The ambulance company i work for dont have pedi pads for the AEDs in the trucks. They have a set of adult pads and then a spare set in the AED bag but still adult sized pads. I know the medic gears have both, adult and pedi. But the BLS trucks dont get any pedi pads. When asked about this, upper management said that medics have it for their monitors and that bls just dont. They said that if emts were to have a call dealing with a pediatric patient needing resucitating measures that of course we will perform cpr and call for ALS backup. I get that. And I get that we can use the adult sized pads just place them in the appropriate place on a pedi. But still, i was wondering if other ambulance companies out there supply their BLS trucks with both adult and pedi AED pads.


----------



## TransportJockey (Oct 10, 2010)

My old service in ABQ had the trucks setup identically for BLS and ALS trucks, minus narcs (which the medics carried on their person). All trucks carried adult and pedi shock pads along with Zoll Ms (now E-series Zolls)


----------



## Bosco836 (Oct 10, 2010)

princessretard said:


> The ambulance company i work for dont have pedi pads for the AEDs in the trucks. They have a set of adult pads and then a spare set in the AED bag but still adult sized pads. I know the medic gears have both, adult and pedi. But the BLS trucks dont get any pedi pads. When asked about this, upper management said that medics have it for their monitors and that bls just dont. They said that if emts were to have a call dealing with a pediatric patient needing resucitating measures that of course we will perform cpr and call for ALS backup. I get that. And I get that we can use the adult sized pads just place them in the appropriate place on a pedi. But still, i was wondering if other ambulance companies out there supply their BLS trucks with both adult and pedi AED pads.

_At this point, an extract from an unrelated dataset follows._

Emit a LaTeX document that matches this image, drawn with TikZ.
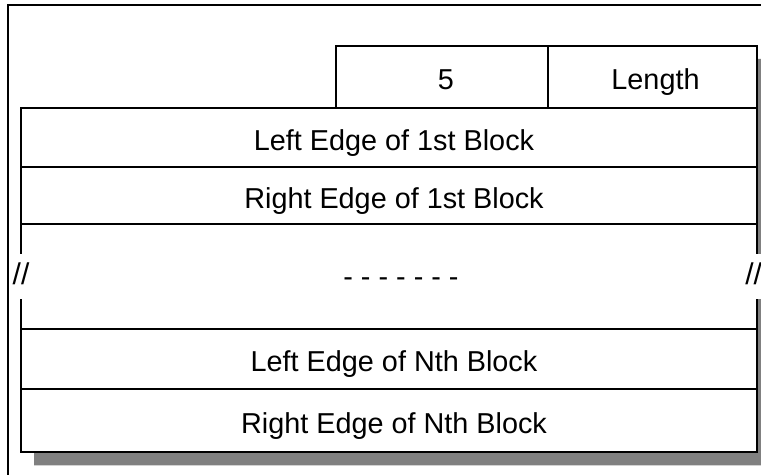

I volunteer with two separate services.  The one service carries the Ped's pads for their AEDs; however, the other one (a university response team) does not (given that we don't typically have ped's on campus, and on the off chance we did have a ped on campus who was in need of an AED, we would use the adult pads until County EMS showed up.)


----------



## MMiz (Oct 10, 2010)

I would not withhold treatment if I didn't have pediatric pads, I'd use the adult pads.  At $100 a pop, for a device that is likely never to be used and will expire, I'm sure some services would rather spend their money elsewhere.


----------



## JPINFV (Oct 11, 2010)

MMiz said:


> I would not withhold treatment if I didn't have pediatric pads, I'd use the adult pads.  At $100 a pop, for a device that is likely never to be used and will expire, I'm sure some services would rather spend their money elsewhere.



Basically this. Most likely your pediatric arrest patient isn't going to present in a shockable rhythm anyways.


----------



## Markhk (Oct 11, 2010)

JPINFV said:


> Basically this. Most likely your pediatric arrest patient isn't going to present in a shockable rhythm anyways.



While this is certainly true, the AHA National CPR registry found that up to 12% of cardiac arrests in pediatric patients were initially VF/VT and 25% of all pediatric cardiac arrests had VF/VT at some point during the resuscitation.

http://circ.ahajournals.org/cgi/content/full/107/25/3250



> I would not withhold treatment if I didn't have pediatric pads, I'd use the adult pads.



Just to re-emphasize this particular point, Guidelines 2005 does states, "In an emergency if an AED with a pediatric attenuating system is not available, use a standard AED." 

http://circ.ahajournals.org/cgi/content/full/112/24_suppl/IV-156


----------